> _What to work on_
Return the lines below exactly, from the first line to the line that contains "34.9, 5.7, 0.9]];". Leave out pictures.

> _Information supplied_

^^^^^^^^

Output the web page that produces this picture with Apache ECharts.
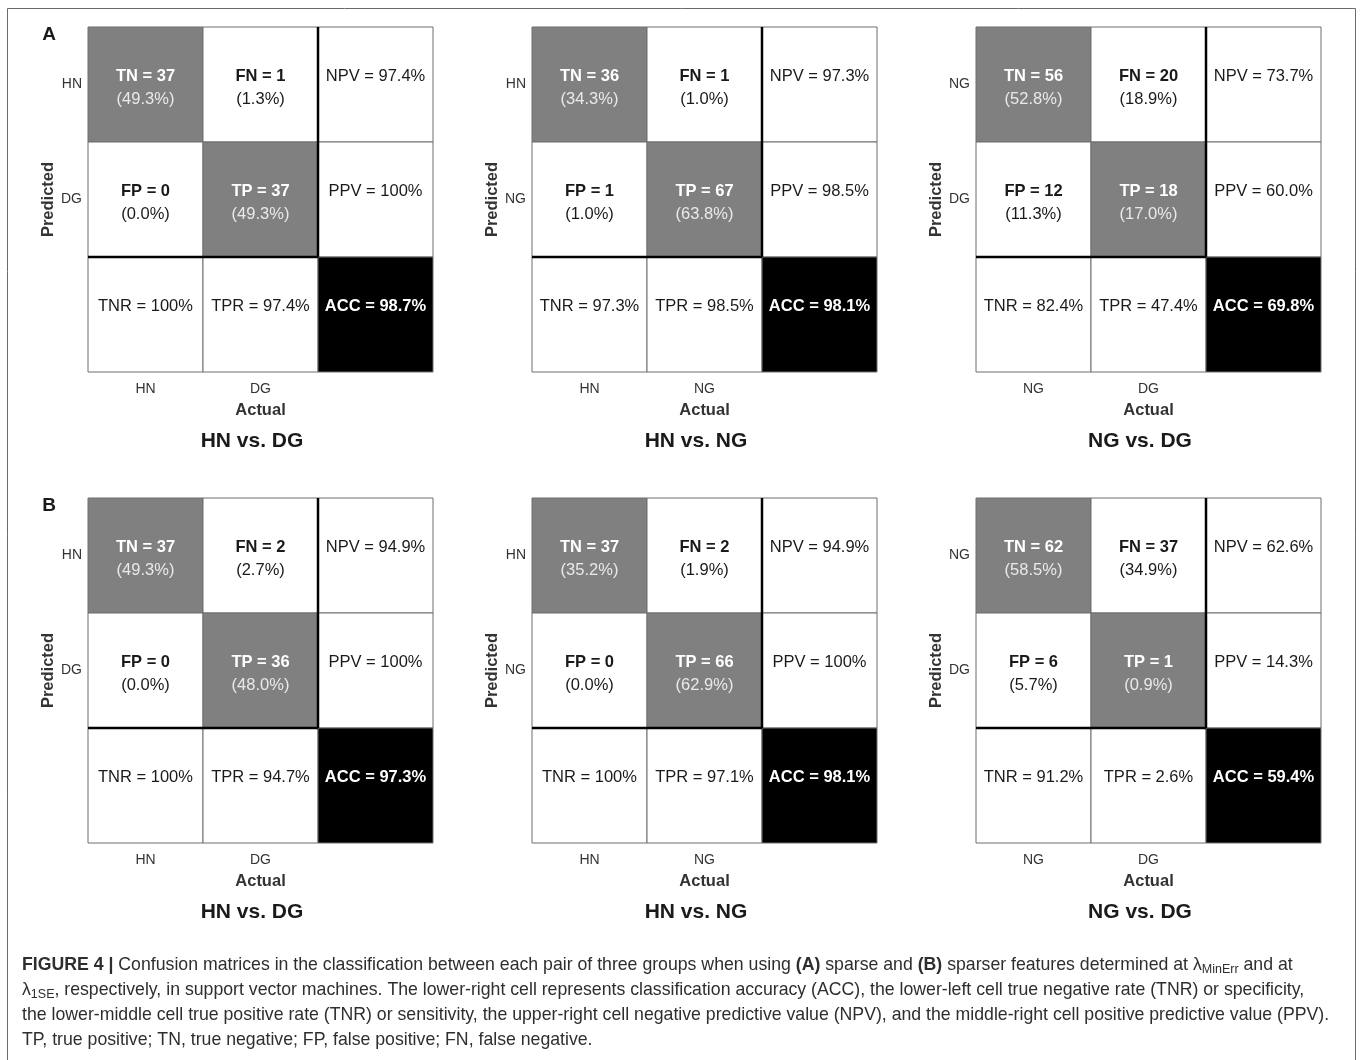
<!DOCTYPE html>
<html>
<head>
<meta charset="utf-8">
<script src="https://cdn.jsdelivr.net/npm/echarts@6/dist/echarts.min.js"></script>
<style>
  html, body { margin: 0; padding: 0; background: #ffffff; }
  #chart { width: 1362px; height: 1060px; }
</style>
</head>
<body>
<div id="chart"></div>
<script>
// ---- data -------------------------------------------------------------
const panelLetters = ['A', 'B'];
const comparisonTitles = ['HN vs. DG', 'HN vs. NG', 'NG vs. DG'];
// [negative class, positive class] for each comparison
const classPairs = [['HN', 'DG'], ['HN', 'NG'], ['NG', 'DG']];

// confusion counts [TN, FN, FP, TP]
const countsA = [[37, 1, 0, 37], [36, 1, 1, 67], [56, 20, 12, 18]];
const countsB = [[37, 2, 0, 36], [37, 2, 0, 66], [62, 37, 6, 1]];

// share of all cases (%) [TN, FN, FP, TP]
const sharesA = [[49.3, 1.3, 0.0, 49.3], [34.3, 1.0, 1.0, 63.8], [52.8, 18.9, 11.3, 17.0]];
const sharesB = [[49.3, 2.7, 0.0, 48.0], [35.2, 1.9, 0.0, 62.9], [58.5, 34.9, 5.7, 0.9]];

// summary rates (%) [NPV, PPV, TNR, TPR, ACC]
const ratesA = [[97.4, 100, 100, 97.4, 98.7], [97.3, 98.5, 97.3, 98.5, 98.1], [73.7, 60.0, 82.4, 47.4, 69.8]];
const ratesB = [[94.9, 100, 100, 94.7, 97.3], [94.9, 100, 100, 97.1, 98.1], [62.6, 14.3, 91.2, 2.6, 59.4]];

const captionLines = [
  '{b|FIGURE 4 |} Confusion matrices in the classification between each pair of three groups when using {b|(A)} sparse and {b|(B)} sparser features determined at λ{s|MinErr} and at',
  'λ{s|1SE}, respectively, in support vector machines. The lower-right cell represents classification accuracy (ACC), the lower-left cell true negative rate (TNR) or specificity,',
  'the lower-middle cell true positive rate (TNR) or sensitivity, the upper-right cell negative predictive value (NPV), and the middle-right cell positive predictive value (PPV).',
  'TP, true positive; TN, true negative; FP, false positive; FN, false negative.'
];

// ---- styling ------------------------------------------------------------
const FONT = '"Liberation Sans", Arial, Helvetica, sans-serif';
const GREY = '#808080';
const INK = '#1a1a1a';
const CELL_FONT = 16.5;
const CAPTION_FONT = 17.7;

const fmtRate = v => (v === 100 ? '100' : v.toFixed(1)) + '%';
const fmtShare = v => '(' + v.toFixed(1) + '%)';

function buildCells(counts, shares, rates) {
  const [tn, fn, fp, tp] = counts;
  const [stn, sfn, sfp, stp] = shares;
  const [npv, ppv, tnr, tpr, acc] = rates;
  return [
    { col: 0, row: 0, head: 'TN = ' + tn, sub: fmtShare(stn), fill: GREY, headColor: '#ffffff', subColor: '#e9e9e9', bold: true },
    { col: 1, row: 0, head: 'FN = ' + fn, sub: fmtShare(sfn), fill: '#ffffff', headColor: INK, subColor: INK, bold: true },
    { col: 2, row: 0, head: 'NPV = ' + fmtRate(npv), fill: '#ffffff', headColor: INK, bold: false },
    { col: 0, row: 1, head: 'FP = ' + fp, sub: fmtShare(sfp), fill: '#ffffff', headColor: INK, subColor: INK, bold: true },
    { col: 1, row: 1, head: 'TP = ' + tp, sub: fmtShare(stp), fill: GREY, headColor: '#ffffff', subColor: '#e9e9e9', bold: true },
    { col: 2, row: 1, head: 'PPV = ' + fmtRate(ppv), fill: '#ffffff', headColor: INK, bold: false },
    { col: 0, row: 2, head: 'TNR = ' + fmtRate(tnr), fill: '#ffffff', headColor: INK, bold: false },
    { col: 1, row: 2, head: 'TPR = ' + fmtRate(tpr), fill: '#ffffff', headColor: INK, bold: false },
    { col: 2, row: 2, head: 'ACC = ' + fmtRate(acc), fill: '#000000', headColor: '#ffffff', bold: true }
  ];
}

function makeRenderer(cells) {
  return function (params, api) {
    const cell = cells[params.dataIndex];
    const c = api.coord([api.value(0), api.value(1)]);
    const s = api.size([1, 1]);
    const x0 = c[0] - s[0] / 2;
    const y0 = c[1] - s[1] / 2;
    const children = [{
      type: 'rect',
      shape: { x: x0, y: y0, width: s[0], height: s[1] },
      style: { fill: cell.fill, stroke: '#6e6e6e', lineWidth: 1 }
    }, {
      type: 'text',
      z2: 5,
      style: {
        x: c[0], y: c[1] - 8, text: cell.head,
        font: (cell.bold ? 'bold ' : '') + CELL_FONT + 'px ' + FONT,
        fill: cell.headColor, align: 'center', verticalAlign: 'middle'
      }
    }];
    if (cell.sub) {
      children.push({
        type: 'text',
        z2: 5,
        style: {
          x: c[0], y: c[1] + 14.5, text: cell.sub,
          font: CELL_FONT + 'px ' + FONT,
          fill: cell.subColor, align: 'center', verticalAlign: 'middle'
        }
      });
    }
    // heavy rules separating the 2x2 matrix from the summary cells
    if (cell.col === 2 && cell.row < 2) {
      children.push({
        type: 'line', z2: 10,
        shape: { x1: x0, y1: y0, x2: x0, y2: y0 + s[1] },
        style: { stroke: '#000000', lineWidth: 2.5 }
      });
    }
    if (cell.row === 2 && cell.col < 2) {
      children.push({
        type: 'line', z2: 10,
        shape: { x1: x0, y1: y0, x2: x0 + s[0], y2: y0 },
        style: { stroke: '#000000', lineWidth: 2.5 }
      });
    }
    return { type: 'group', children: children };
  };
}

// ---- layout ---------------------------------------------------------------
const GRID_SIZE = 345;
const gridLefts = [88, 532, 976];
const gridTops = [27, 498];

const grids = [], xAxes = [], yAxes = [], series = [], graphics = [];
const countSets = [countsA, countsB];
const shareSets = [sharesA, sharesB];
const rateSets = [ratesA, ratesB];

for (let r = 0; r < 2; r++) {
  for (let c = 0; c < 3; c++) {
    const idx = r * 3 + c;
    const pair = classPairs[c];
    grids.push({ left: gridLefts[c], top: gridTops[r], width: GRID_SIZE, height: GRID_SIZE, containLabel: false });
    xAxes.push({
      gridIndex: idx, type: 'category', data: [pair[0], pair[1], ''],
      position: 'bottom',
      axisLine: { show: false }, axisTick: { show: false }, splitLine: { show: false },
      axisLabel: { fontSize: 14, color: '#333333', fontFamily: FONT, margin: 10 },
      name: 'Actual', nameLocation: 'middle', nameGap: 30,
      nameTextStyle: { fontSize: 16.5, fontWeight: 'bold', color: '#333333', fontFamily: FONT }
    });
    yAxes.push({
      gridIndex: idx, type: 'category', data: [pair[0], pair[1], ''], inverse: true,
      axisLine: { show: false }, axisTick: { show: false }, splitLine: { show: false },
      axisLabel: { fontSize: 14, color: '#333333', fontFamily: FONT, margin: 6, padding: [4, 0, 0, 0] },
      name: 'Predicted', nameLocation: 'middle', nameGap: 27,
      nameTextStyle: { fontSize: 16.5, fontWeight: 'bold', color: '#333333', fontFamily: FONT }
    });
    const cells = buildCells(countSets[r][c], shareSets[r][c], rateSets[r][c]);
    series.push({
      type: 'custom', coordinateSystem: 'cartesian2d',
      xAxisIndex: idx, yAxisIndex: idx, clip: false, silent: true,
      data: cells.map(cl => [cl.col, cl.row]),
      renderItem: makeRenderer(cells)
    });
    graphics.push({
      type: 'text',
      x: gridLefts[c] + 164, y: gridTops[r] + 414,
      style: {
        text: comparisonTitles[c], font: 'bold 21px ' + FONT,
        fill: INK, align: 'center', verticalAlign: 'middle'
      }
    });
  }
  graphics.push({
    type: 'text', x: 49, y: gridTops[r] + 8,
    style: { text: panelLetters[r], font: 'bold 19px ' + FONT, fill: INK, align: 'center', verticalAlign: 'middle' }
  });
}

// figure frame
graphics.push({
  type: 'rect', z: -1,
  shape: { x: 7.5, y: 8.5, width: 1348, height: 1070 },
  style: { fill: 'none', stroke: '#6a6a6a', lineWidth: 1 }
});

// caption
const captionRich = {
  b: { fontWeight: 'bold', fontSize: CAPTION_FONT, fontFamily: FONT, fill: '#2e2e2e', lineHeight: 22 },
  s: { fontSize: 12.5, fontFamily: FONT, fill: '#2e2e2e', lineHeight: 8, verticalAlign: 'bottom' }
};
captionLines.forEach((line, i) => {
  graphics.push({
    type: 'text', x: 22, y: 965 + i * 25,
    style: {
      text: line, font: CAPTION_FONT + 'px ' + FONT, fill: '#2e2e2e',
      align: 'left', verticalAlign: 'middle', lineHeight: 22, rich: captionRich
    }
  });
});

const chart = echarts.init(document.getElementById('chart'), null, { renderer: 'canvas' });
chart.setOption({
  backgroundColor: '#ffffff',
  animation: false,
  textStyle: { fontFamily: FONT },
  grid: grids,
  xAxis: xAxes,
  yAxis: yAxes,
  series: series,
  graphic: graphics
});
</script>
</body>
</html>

^^^^^^^^

> _Written response_
Output the web page that produces this picture with Apache ECharts.
<!DOCTYPE html>
<html>
<head>
<meta charset="utf-8">
<script src="https://cdn.jsdelivr.net/npm/echarts@6/dist/echarts.min.js"></script>
<style>
  html, body { margin: 0; padding: 0; background: #ffffff; }
  #chart { width: 1362px; height: 1060px; }
</style>
</head>
<body>
<div id="chart"></div>
<script>
// ---- data -------------------------------------------------------------
const panelLetters = ['A', 'B'];
const comparisonTitles = ['HN vs. DG', 'HN vs. NG', 'NG vs. DG'];
// [negative class, positive class] for each comparison
const classPairs = [['HN', 'DG'], ['HN', 'NG'], ['NG', 'DG']];

// confusion counts [TN, FN, FP, TP]
const countsA = [[37, 1, 0, 37], [36, 1, 1, 67], [56, 20, 12, 18]];
const countsB = [[37, 2, 0, 36], [37, 2, 0, 66], [62, 37, 6, 1]];

// share of all cases (%) [TN, FN, FP, TP]
const sharesA = [[49.3, 1.3, 0.0, 49.3], [34.3, 1.0, 1.0, 63.8], [52.8, 18.9, 11.3, 17.0]];
const sharesB = [[49.3, 2.7, 0.0, 48.0], [35.2, 1.9, 0.0, 62.9], [58.5, 34.9, 5.7, 0.9]];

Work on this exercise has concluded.